Labour campaign for Scottish re-regulation launched

While Labour leader Jeremy Corbyn has re-affirmed his commitment to enabling local authorities in England to run bus companies, the Scottish Labour party has also launched a new campaign to re-regulate the bus industry and accuses the SNP of “neglecting public transport and putting profits before passengers during nearly a decade in government”.

Labour claims that the SNP had supported regulating the bus industry before entering government in 2007 but had since taken no action, and also highlighted donations of more than £2million to the SNP from Stagecoach chairman Brian Souter. It quotes Transport Scotland statistics showing the number of bus journeys in Scotland fell 15 per cent between 2007/08 and 2014/15, from 488 million to 414 million.

"One of the proudest achievements of the last Labour-led Scottish government was establishing the free bus pass for pensioners, making it easier for pensioners and disabled people to get around and interact with their community,” says Scottish Labour transport spokesman Neil Bibby. “But under the SNP we have seen a record of rising fare prices, plummeting passenger numbers and continued cutbacks from bus operators. The SNP have missed the bus on public transport.

"Labour would reverse the decline in bus services by re-regulating the bus industry and will launch a campaign for better bus services across Scotland. The SNP used to support this policy but dropped it just before they formed a government in 2007. As a consequence, passengers across Scotland have had to endure almost a full decade of deterioration in valued and vital bus services."
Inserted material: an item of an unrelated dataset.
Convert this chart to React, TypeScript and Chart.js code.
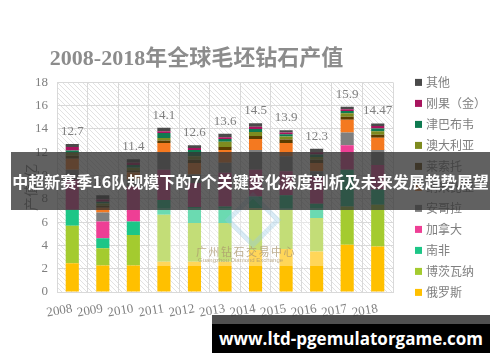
import { useEffect, useRef } from "react";
import { Chart, registerables } from "chart.js";
Chart.register(...registerables);

const years = ["2008", "2009", "2010", "2011", "2012", "2013", "2014", "2015", "2016", "2017", "2018"];
const russia = [2.47, 2.27, 2.27, 2.6, 2.6, 2.6, 3.6, 3.7, 3.47, 4.05, 3.9];
const botswana = [3.21, 1.49, 2.63, 4.03, 3.32, 3.32, 3.6, 3.36, 2.88, 3.3, 3.6];
const southAfrica = [1.38, 0.86, 1.16, 1.27, 1.38, 1.43, 1.0, 1.24, 1.23, 3.15, 1.3];
const canada = [2.6, 1.44, 3.0, 2.6, 2.06, 2.9, 2.3, 2.06, 2.35, 2.1, 2.1];
const angola = [0.84, 0.77, 0.6, 1.47, 0.72, 0.85, 1.7, 1.29, 0.43, 1.1, 1.3];
const namibia = [0.95, 0.4, 0.6, 0.83, 1.0, 1.1, 0.95, 1.15, 0.72, 1.1, 1.05];
const lesotho = [0.25, 0.17, 0.2, 0.2, 0.27, 0.25, 0.25, 0.3, 0.27, 0.25, 0.25];
const australia = [0.25, 0.2, 0.2, 0.22, 0.3, 0.45, 0.35, 0.25, 0.25, 0.3, 0.3];
const zimbabwe = [0.2, 0.15, 0.25, 0.44, 0.55, 0.25, 0.25, 0.2, 0.2, 0.2, 0.25];
const congo = [0.3, 0.2, 0.2, 0.14, 0.17, 0.15, 0.2, 0.15, 0.2, 0.15, 0.2];
const others = [0.25, 0.35, 0.29, 0.3, 0.23, 0.3, 0.3, 0.2, 0.3, 0.2, 0.22];
const totalLabels = ["12.7", "8.3", "11.4", "14.1", "12.6", "13.6", "14.5", "13.9", "12.3", "15.9", "14.47"];

const seriesNames = ["俄罗斯", "博茨瓦纳", "南非", "加拿大", "安哥拉", "纳米比亚", "莱索托", "澳大利亚", "津巴布韦", "刚果（金）", "其他"];
const seriesValues = [russia, botswana, southAfrica, canada, angola, namibia, lesotho, australia, zimbabwe, congo, others];
const seriesColors = ["#FFC000", "#A4CB2F", "#1DC687", "#EE3F95", "#7F7F7F", "#F47920", "#5A3D00", "#7E8B1F", "#0E7A50", "#A8145E", "#4A4A4A"];

const titleText = "2008-2018年全球毛坯钻石产值";
const yTitle = "产值/亿";
const bannerText = "中超新赛季16队规模下的7个关键变化深度剖析及未来发展趋势展望";
const siteText = "www.ltd-pgemulatorgame.com";

const SERIF = "'Liberation Serif', 'Noto Sans CJK SC', serif";
const CJK = "'Noto Sans CJK SC', sans-serif";

function makeHatch(): CanvasPattern | string {
  const c = document.createElement("canvas");
  c.width = 5;
  c.height = 5;
  const g = c.getContext("2d");
  if (!g) return "#fff";
  g.fillStyle = "#ffffff";
  g.fillRect(0, 0, 5, 5);
  g.strokeStyle = "#e2e2e2";
  g.lineWidth = 1;
  g.beginPath();
  g.moveTo(-1, -1);
  g.lineTo(6, 6);
  g.stroke();
  const p = g.createPattern(c, "repeat");
  return p || "#fff";
}

const bgPlugin = {
  id: "hatchBg",
  beforeDraw(chart: any) {
    const { ctx, chartArea } = chart;
    ctx.save();
    ctx.fillStyle = makeHatch();
    ctx.fillRect(chartArea.left, chartArea.top, chartArea.right - chartArea.left, chartArea.bottom - chartArea.top);
    ctx.restore();
  },
};

const totalsPlugin = {
  id: "totals",
  afterDatasetsDraw(chart: any) {
    const { ctx } = chart;
    const last = chart.getDatasetMeta(chart.data.datasets.length - 1);
    ctx.save();
    ctx.font = `13px ${SERIF}`;
    ctx.fillStyle = "#7f7f7f";
    ctx.textAlign = "center";
    ctx.textBaseline = "bottom";
    last.data.forEach((el: any, i: number) => {
      ctx.fillText(totalLabels[i], el.x, el.y - 6);
    });
    ctx.restore();
  },
};

const legendPlugin = {
  id: "sideLegend",
  afterDraw(chart: any) {
    const { ctx, chartArea } = chart;
    const ds = chart.data.datasets;
    const x0 = chartArea.right + 22;
    ctx.save();
    ctx.font = `12px ${CJK}`;
    ctx.textBaseline = "middle";
    ctx.textAlign = "left";
    for (let k = 0; k < ds.length; k++) {
      const d = ds[ds.length - 1 - k];
      const y = chartArea.top + k * 21;
      ctx.fillStyle = d.backgroundColor;
      ctx.fillRect(x0, y - 3.5, 7, 7);
      ctx.fillStyle = "#7f7f7f";
      ctx.fillText(d.label, x0 + 11, y);
    }
    ctx.restore();
  },
};

export default function App() {
  const ref = useRef<HTMLCanvasElement>(null);
  useEffect(() => {
    if (!ref.current) return;
    const chart = new Chart(ref.current, {
      type: "bar",
      data: {
        labels: years,
        datasets: seriesNames.map((name, i) => ({
          label: name,
          data: seriesValues[i],
          backgroundColor: seriesColors[i],
          borderWidth: 0,
          barPercentage: 0.43,
          categoryPercentage: 1,
        })),
      },
      options: {
        responsive: false,
        animation: false,
        layout: { padding: { left: 0, right: 107, top: 0, bottom: 40 } },
        plugins: {
          legend: { display: false },
          tooltip: { enabled: false },
          title: {
            display: true,
            text: titleText,
            color: "#8c8c8c",
            font: { size: 22, weight: "bold", family: SERIF },
            padding: { top: 46, bottom: 10 },
          },
        },
        scales: {
          x: {
            stacked: true,
            grid: { color: "#d9d9d9", drawTicks: false, offset: true },
            border: { color: "#d9d9d9" },
            ticks: {
              color: "#7f7f7f",
              font: { size: 13, family: SERIF },
              minRotation: 10,
              maxRotation: 10,
              padding: 9,
            },
            afterFit: (s: any) => {
              s.height = 30;
            },
          },
          y: {
            stacked: true,
            min: 0,
            max: 18,
            grid: { color: "#d9d9d9", drawTicks: false },
            border: { display: false },
            ticks: {
              stepSize: 2,
              color: "#7f7f7f",
              font: { size: 13, family: SERIF },
              padding: 9,
            },
            title: {
              display: true,
              text: yTitle,
              color: "#7f7f7f",
              font: { size: 14, family: CJK },
              padding: { top: 22, bottom: 0 },
            },
            afterFit: (s: any) => {
              s.width = 57;
            },
          },
        },
      },
      plugins: [bgPlugin, totalsPlugin, legendPlugin],
    });
    return () => chart.destroy();
  }, []);

  return (
    <div style={{ position: "absolute", left: 0, top: 0, width: 500, height: 362, background: "#fff", overflow: "hidden" }}>
      <canvas ref={ref} width={500} height={362} style={{ display: "block" }} />
      <div style={{ position: "absolute", left: 150, top: 208, width: 180, height: 58, background: "rgba(255,255,255,0.35)" }} />
      <div style={{ position: "absolute", left: 233, top: 200, width: 30, height: 30, border: "5px solid rgba(150,200,230,0.35)", transform: "rotate(45deg)" }} />
      <div style={{ position: "absolute", left: 196, top: 243, width: 96, fontFamily: CJK, fontSize: 11, color: "rgba(170,150,110,0.75)", letterSpacing: 1.5, whiteSpace: "nowrap" }}>广州钻石交易中心</div>
      <div style={{ position: "absolute", left: 198, top: 257, fontFamily: "'Liberation Sans', sans-serif", fontSize: 6, color: "rgba(170,150,110,0.75)", whiteSpace: "nowrap" }}>Guangzhou Diamond Exchange</div>
      <div style={{ position: "absolute", left: 11, top: 152, width: 479, height: 58, background: "rgba(52,52,52,0.78)", display: "flex", alignItems: "center", justifyContent: "center" }}>
        <span style={{ color: "#fff", fontFamily: CJK, fontWeight: 700, fontSize: 16, whiteSpace: "nowrap" }}>{bannerText}</span>
      </div>
      <div style={{ position: "absolute", left: 212, top: 315, width: 278, height: 9, background: "rgba(60,60,60,0.9)" }} />
      <div style={{ position: "absolute", left: 212, top: 324, width: 278, height: 29, background: "#000", display: "flex", alignItems: "center", justifyContent: "center" }}>
        <span style={{ color: "#fff", fontFamily: "'Open Sans', 'Noto Sans', sans-serif", fontWeight: 700, fontSize: 17, whiteSpace: "nowrap" }}>{siteText}</span>
      </div>
    </div>
  );
}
The party has not given any specific details on its policy proposals for the bus industry in Scotland although it is calling for what it terms “meaningful regulation” of bus services and points to the London tendering system as a potential model. Its report, entitled ‘The SNP have missed the bus’ states: “Communities and councils should be able to negotiate a comprehensive contract with bus companies that will ensure operators not only get to run the most profitable routes, but also have to provide vital local services as part of the overall deal. That’s how it works in London and if it’s good enough for London then it is good enough for Scotland.”